The two-stage approach sees tepid water, generated by central plant using air or ground source heat pumps, circulated through pipework to individual water heat pumps inside each apartment, which take heat out of the loop for domestic hot water and space heating. Architects need to factor in space in each apartment for a small heat pump and a hot water tank.

The results can be impressive: the Zeroth Energy System by GenDimplex is claimed to cut peak heat losses by up to 90% and halve the plant room footprint.

Ambient loops can be applied to other building types or mixed use developments that require a mix of heating and cooling, explains Max Fordham’s Still: ‘A light industry building that wants year round cooling, or a one with refrigerated display cases or intensely occupied retail spaces, can get useful cooling from a loop of water. It’s an effective mechanism to shunt heat around a building.’

The systems have also been posited as an alternative to district heat networks, which typically operate at higher temperatures, increasing heat loss from pipework.

But there are potential drawbacks. The requirement for individual heat pumps in every dwelling makes things complicated when parts need replacing, and they could increase the embodied energy of the heating system, reigning in operational CO2 savings.

Incremental retrofits for existing homes could offer a ‘quick win’ using heat pumps and gradual fabric upgrades

Neighbourhoods / developments 

Heat networks that distribute energy from a central source to communal buildings, like newbuild apartments or clusters of homes, are an attractive option in urban areas, but currently serve only 500,000 customers across the UK.

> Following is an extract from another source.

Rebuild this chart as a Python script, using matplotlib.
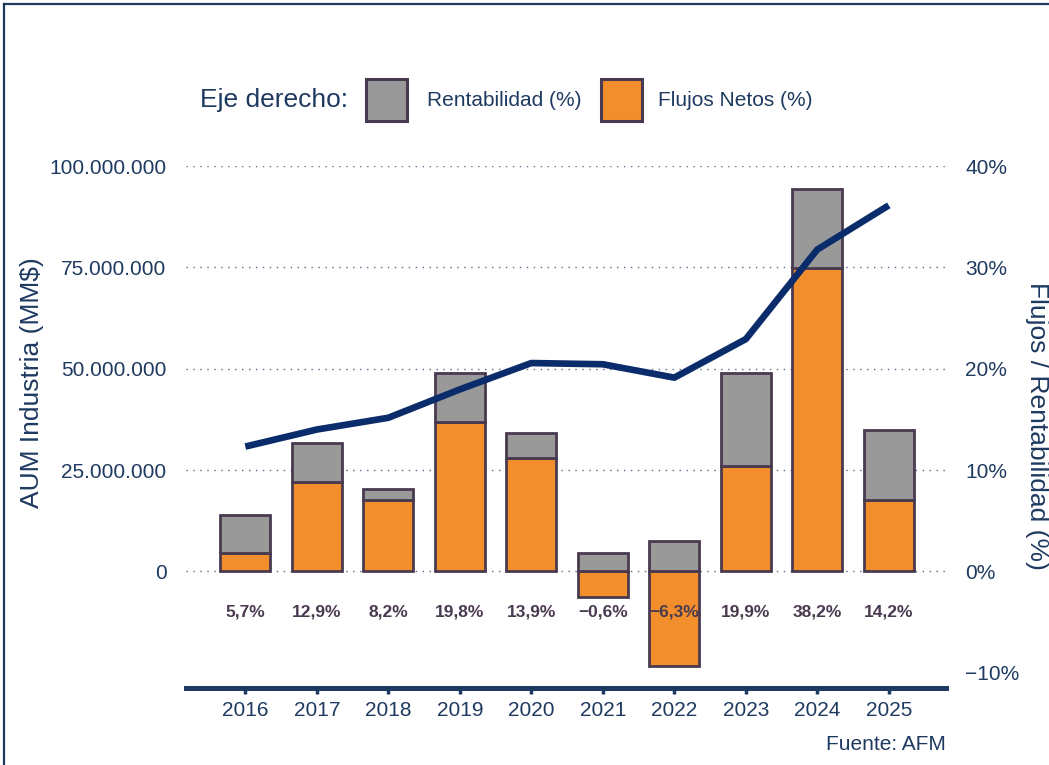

The energy saving potential is much greater if they can tap into waste heat from industrial sources, waste incinerators or the London Underground. 

Gregg says: ‘Reusing waste heat and sharing energy between buildings and sources is going to be key. We don’t want to be adding more gas into these systems, this requires strategic thinking at a government and local authority level to prioritise connections into low carbon sources of heat.’ 

It’s an area that needs closer scrutiny: incinerators continue to gain planning permission without any obligation to integrate district heating, potentially locking in CO2 waste for decades to come. 

Highly efficient building fabric can make even homes with gas boiler systems very low carbon when done right: Cousins and Cousins’ Passivhaus Victorian retrofit.
Highly efficient building fabric can make even homes with gas boiler systems very low carbon when done right: Cousins and Cousins’ Passivhaus Victorian retrofit. Credit: Agnese Sanvito

Fabric plus efficiency

Working with low-energy design specialist Enhabit, Cousins & Cousins has used internal wall insulation, high levels of roof and floor insulation applied with thermal breaks in the structure, and an integrated airtight layer. A high-efficiency ventilation system with heat recovery manages moisture and reduces indoor pollutants. The high-efficiency gas heating system, used in conjunction with solar thermal panels on the roof to heat water, and with internet-enabled smart controls, means no energy is wasted.

So, at Canonbury Park South, the PHPP modelling (calculating the effectiveness of a Passivhaus approach) predicts a 75% reduction in heating demand, a 65% cut in energy demand and a 60% drop in carbon emissions. The space heating demand should be only 50kWh/m2 – very low for a building of this age and type. The result is a home that not only has a very low energy demand but is also pleasant and healthy to live in.